Blazing Mediterranean sun. The cacophony of voices speaking Latin. The stench of sweat, dust, and incense filling the air.
She stumbles through the Roman Forum, disoriented by the sudden shift from arctic cold to sweltering heat. Her body is different again, larger, muscled, bearing numerous scars. Male this time. A gladiator's brand on the shoulder still looks raw and painful.
Marcus, her new memories supply. A slave from Gaul, captured in battle, trained to die for the entertainment of citizens who see him as less than human.
The forum bustles with afternoon activity. Senators in white togas discuss politics and philosophy while slaves carry amphorae of wine and oil. Merchants hawk their wares from wooden stalls. Horses neigh and stamp in the heat. The distant roar of crowds echoes from the direction of the Colosseum.
She looks at her hands large, calloused, stained with arena sand and blood. Not her hands. Never her hands. But they carry Marcus's memories: the weight of gladius and shield, the taste of watered wine and stale bread, the knowledge that tomorrow's games will likely mean death.
Citizens part around her as she moves through the forum, some recognizing the distinctive markings on her arms that identify her as a gladiator. Their expressions range from curiosity to revulsion to excitement; she is both a celebrity and condemned man, famous and doomed.
The Colosseum dominates the skyline, its massive bulk casting shadows across the city. Even from a distance, she can hear the sounds of construction slaves adding new tiers, preparing for tomorrow's spectacle. In the practice yards, other fighters train: Thracians with curved swords, retiarii with nets and tridents, massive murmillones in heavy armor.
A lanista trainer approaches, scarred and weathered, carrying a wooden practice sword. His face shows annoyance that shifts to concern as he studies her expression.
"Marcus! Where have you been? Quintus has been looking for you."
She stares blankly.

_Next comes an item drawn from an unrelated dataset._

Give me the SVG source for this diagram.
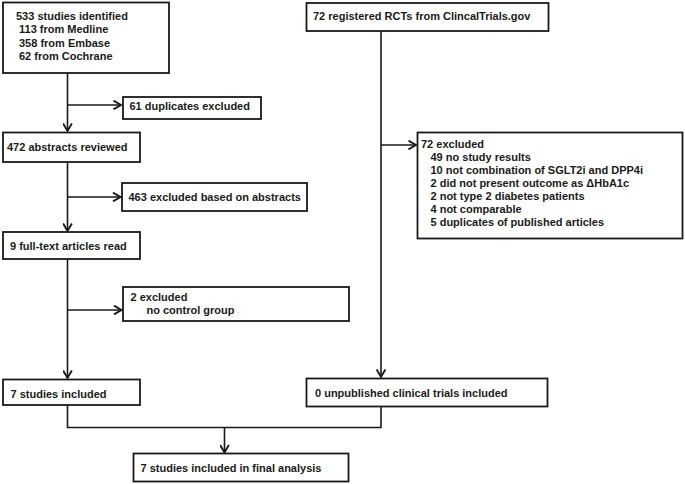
<svg xmlns="http://www.w3.org/2000/svg" width="685" height="484" viewBox="0 0 685 484">
<defs>
<style>
.box{fill:#fff;stroke:#1a1a1a;stroke-width:1.8}
.ln{fill:none;stroke:#1a1a1a;stroke-width:1.6}
text{font-family:"Liberation Sans",Arial,sans-serif;font-weight:bold;font-size:11px;fill:#1a1a1a}
</style>
<marker id="arr" markerUnits="userSpaceOnUse" markerWidth="10" markerHeight="10" viewBox="0 0 8 8" refX="6.5" refY="4" orient="auto">
<path d="M0.5,0.5 L6.5,4 L0.5,7.5" fill="none" stroke="#1a1a1a" stroke-width="1.5"/>
</marker>
</defs>
<rect width="685" height="484" fill="#fff"/>
<g id="connectors">
<line class="ln" x1="67.5" y1="73" x2="67.5" y2="131" marker-end="url(#arr)"/>
<line class="ln" x1="67.5" y1="105" x2="121" y2="105" marker-end="url(#arr)"/>
<line class="ln" x1="67.5" y1="162" x2="67.5" y2="231" marker-end="url(#arr)"/>
<line class="ln" x1="67.5" y1="197" x2="120.5" y2="197" marker-end="url(#arr)"/>
<line class="ln" x1="67.5" y1="259" x2="67.5" y2="378" marker-end="url(#arr)"/>
<line class="ln" x1="67.5" y1="310" x2="121.5" y2="310" marker-end="url(#arr)"/>
<line class="ln" x1="381" y1="31" x2="381" y2="377" marker-end="url(#arr)"/>
<line class="ln" x1="381" y1="145" x2="416" y2="145" marker-end="url(#arr)"/>
<polyline class="ln" points="67.5,405 67.5,427.5 381,427.5 381,407"/>
<line class="ln" x1="224.5" y1="427.5" x2="224.5" y2="452.5" marker-end="url(#arr)"/>
</g>
<g id="identified">
<rect class="box" x="3" y="2.5" width="166" height="70.5"/>
<text x="16" y="20">533 studies identified</text>
<text x="19" y="33.3">113 from Medline</text>
<text x="19" y="46.6">358 from Embase</text>
<text x="19" y="60">62 from Cochrane</text>
</g>
<g id="duplicates">
<rect class="box" x="123" y="97" width="138" height="22"/>
<text x="129.5" y="110">61 duplicates excluded</text>
</g>
<g id="abstracts">
<rect class="box" x="3" y="132.5" width="137" height="29.5"/>
<text x="7" y="150.5">472 abstracts reviewed</text>
</g>
<g id="excl-abstracts">
<rect class="box" x="122" y="183" width="185" height="28"/>
<text x="128.5" y="200.5">463 excluded based on abstracts</text>
</g>
<g id="fulltext">
<rect class="box" x="3" y="232" width="137" height="27"/>
<text x="10" y="250">9 full-text articles read</text>
</g>
<g id="excl-fulltext">
<rect class="box" x="123" y="287" width="226" height="34"/>
<text x="130.5" y="301">2 excluded</text>
<text x="146.5" y="314">no control group</text>
</g>
<g id="included">
<rect class="box" x="3" y="379.5" width="137" height="25.5"/>
<text x="10.5" y="398">7 studies included</text>
</g>
<g id="final">
<rect class="box" x="133.5" y="453.5" width="215" height="28"/>
<text x="140.5" y="472">7 studies included in final analysis</text>
</g>
<g id="rcts">
<rect class="box" x="306.5" y="3" width="242" height="28"/>
<text x="313" y="20">72 registered RCTs from ClincalTrials.gov</text>
</g>
<g id="excl-rcts">
<rect class="box" x="417.5" y="132.5" width="265" height="106"/>
<text x="421" y="147.5">72 excluded</text>
<text x="430.5" y="160.6">49 no study results</text>
<text x="430.5" y="173.7">10 not combination of SGLT2i and DPP4i</text>
<text x="430.5" y="186.8">2 did not present outcome as ΔHbA1c</text>
<text x="430.5" y="199.9">2 not type 2 diabetes patients</text>
<text x="430.5" y="213">4 not comparable</text>
<text x="430.5" y="226.1">5 duplicates of published articles</text>
</g>
<g id="unpublished">
<rect class="box" x="306.5" y="378.5" width="241" height="28"/>
<text x="315" y="397">0 unpublished clinical trials included</text>
</g>
</svg>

The trainer's weathered features crease with worry.
"Are you ill? You look like you've seen the gods themselves."
"Something like that," she manages, Marcus's voice sounding strange to her ears.
The sound of wild animals carries on the wind lions, bears, exotic creatures from the empire's furthest reaches, all destined to die in tomorrow's games. She looks toward the arena where sand is being raked clean and fresh. By tomorrow evening, it will be dark with blood.
"I won't live to see another sunset," she says, though she's not thinking about tomorrow's fight.
The trainer places a weathered hand on her shoulder. "Defeat is not death, boy. Only surrender is death."
But surrender isn't what she fears. Her skin prickles with familiar dread as the construction sounds begin to fade, voices becoming distant and muffled. At the edge of the practice yard, shadows pool in unnatural patterns. The air shimmers despite the afternoon heat.
"No. Not here. Not now."
---
The gladiator barracks are cramped stone cells lining a long corridor. In each cell, fighters prepare for tomorrow sharpening weapons, praying to gods who may or may not be listening, writing letters to families they'll never see again. The walls are covered with names scratched into stone by trembling fingers in the hours before final battles. Hundreds of them. A memorial to the forgotten dead.
She sits on a straw mattress, staring at those names while accessing Marcus's memories. The weight of his despair, his rage, his desperate hope for one more day of life. A Germanic gladiator approaches massive, with ritual scars covering his arms like a map of old battles.
"You look troubled, Roman."
"I'm not Roman."
"Neither am I. But we all die Roman."
They sit in the silence of condemned men. Outside, Rome continues its daily business, citizens preparing for tomorrow's entertainment, placing bets on who will live and who will die.
"What frightens you more, the lions or the crowd?" the Germanic fighter asks.
She looks up. How do you explain that something far worse hunts you? Something that makes lions seem like house cats?
"Neither."
Footsteps echo in the corridor but these make no sound on stone. Her breathing quickens while the Germanic fighter continues talking, oblivious to the wrongness creeping through the air.
"My village had stories of shadow-walkers. Spirits that—"
"Stop."
She stands abruptly. At the end of the corridor, darkness seems to breathe. The torches flicker without any wind to disturb them.
"I have to go."
She rushes toward the barracks entrance, but guards block her path with crossed spears.
"No one leaves before the games."
Behind her, shadows spread between the cells like spilled ink. The temperature drops despite the warm evening air.
"Let me out!"
"Calm yourself. Tomorrow you fight with honor."
But there will be no tomorrow. Not here. Not like this. The darkness is seeping closer, and she can feel its attention like weight pressing down on her chest.
She closes her eyes, reaching for that falling sensation, that space between heartbeats where she can slip away from one life and into another.
The world grows silent. Then rushing wind.